| SUPPLIED MATERIAL |

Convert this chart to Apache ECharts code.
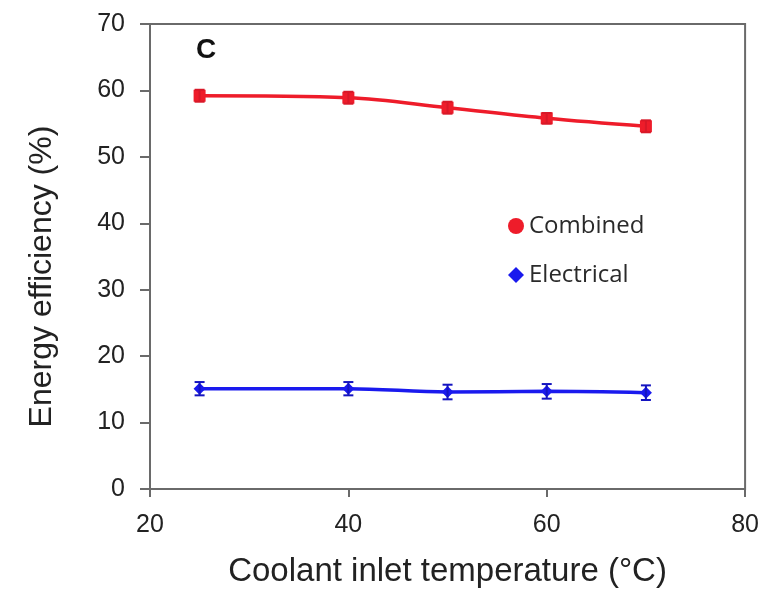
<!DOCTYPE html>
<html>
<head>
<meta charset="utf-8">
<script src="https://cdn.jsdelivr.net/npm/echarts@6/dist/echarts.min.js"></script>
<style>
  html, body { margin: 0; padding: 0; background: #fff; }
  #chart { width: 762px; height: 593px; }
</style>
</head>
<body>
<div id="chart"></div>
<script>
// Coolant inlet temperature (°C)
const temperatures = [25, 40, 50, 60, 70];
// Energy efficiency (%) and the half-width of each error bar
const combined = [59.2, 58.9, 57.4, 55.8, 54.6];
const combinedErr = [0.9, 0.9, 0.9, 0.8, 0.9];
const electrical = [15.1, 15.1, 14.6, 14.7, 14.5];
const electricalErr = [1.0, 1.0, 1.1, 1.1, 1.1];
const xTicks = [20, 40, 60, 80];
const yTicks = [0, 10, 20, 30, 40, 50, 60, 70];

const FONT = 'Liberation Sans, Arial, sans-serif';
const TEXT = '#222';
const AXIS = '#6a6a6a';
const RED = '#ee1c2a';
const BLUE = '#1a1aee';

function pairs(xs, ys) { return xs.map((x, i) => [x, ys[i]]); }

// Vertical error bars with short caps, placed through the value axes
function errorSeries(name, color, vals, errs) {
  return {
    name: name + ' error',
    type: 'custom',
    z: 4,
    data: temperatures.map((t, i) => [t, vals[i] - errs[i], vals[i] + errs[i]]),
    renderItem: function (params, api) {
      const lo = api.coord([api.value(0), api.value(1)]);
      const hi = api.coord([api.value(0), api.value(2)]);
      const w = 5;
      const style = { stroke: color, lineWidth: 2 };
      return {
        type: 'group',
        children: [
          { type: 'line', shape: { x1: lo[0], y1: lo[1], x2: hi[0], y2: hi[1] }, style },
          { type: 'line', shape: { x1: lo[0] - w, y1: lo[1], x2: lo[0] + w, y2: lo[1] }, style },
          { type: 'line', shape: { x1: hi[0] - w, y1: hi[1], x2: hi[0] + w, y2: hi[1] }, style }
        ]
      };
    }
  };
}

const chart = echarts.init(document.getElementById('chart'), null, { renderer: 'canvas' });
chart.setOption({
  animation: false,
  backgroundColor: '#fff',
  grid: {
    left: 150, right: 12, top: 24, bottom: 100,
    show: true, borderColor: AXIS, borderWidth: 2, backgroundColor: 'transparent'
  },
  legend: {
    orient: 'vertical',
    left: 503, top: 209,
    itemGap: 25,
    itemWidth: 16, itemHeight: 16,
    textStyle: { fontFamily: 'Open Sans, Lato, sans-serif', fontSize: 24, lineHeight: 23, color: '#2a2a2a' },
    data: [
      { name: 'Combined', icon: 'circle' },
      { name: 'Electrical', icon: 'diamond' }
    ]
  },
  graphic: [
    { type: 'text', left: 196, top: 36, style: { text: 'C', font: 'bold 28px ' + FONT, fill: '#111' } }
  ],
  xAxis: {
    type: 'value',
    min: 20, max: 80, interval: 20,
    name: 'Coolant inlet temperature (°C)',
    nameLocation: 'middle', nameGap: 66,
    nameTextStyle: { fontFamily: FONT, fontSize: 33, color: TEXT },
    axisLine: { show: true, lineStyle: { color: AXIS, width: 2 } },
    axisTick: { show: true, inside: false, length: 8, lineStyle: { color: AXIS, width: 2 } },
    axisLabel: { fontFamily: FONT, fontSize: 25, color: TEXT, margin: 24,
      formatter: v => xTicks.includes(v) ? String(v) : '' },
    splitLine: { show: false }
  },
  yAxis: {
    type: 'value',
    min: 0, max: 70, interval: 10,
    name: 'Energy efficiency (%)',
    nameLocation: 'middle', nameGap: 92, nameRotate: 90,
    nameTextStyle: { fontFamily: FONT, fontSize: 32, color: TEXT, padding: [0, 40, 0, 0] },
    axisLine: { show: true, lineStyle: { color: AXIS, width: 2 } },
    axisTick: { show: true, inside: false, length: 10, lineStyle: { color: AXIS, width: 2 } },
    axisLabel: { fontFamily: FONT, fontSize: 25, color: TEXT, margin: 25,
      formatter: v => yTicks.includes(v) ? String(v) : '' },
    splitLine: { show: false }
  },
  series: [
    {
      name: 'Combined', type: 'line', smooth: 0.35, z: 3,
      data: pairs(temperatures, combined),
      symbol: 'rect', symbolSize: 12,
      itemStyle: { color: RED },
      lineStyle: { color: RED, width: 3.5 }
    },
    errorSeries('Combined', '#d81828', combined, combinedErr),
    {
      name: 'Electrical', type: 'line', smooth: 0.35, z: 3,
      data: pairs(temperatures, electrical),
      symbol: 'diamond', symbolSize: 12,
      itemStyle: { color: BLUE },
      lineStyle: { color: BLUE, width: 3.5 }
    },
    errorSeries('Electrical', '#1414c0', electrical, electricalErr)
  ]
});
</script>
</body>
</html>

| OBJECTIVE |
Would you reproduce the lines above, from the very first through the line containing "function pairs(xs, ys)", exactly and without the pictures?

| EXERCISE SOLUTION |
Convert this chart to Apache ECharts code.
<!DOCTYPE html>
<html>
<head>
<meta charset="utf-8">
<script src="https://cdn.jsdelivr.net/npm/echarts@6/dist/echarts.min.js"></script>
<style>
  html, body { margin: 0; padding: 0; background: #fff; }
  #chart { width: 762px; height: 593px; }
</style>
</head>
<body>
<div id="chart"></div>
<script>
// Coolant inlet temperature (°C)
const temperatures = [25, 40, 50, 60, 70];
// Energy efficiency (%) and the half-width of each error bar
const combined = [59.2, 58.9, 57.4, 55.8, 54.6];
const combinedErr = [0.9, 0.9, 0.9, 0.8, 0.9];
const electrical = [15.1, 15.1, 14.6, 14.7, 14.5];
const electricalErr = [1.0, 1.0, 1.1, 1.1, 1.1];
const xTicks = [20, 40, 60, 80];
const yTicks = [0, 10, 20, 30, 40, 50, 60, 70];

const FONT = 'Liberation Sans, Arial, sans-serif';
const TEXT = '#222';
const AXIS = '#6a6a6a';
const RED = '#ee1c2a';
const BLUE = '#1a1aee';

function pairs(xs, ys) { return xs.map((x, i) => [x, ys[i]]); }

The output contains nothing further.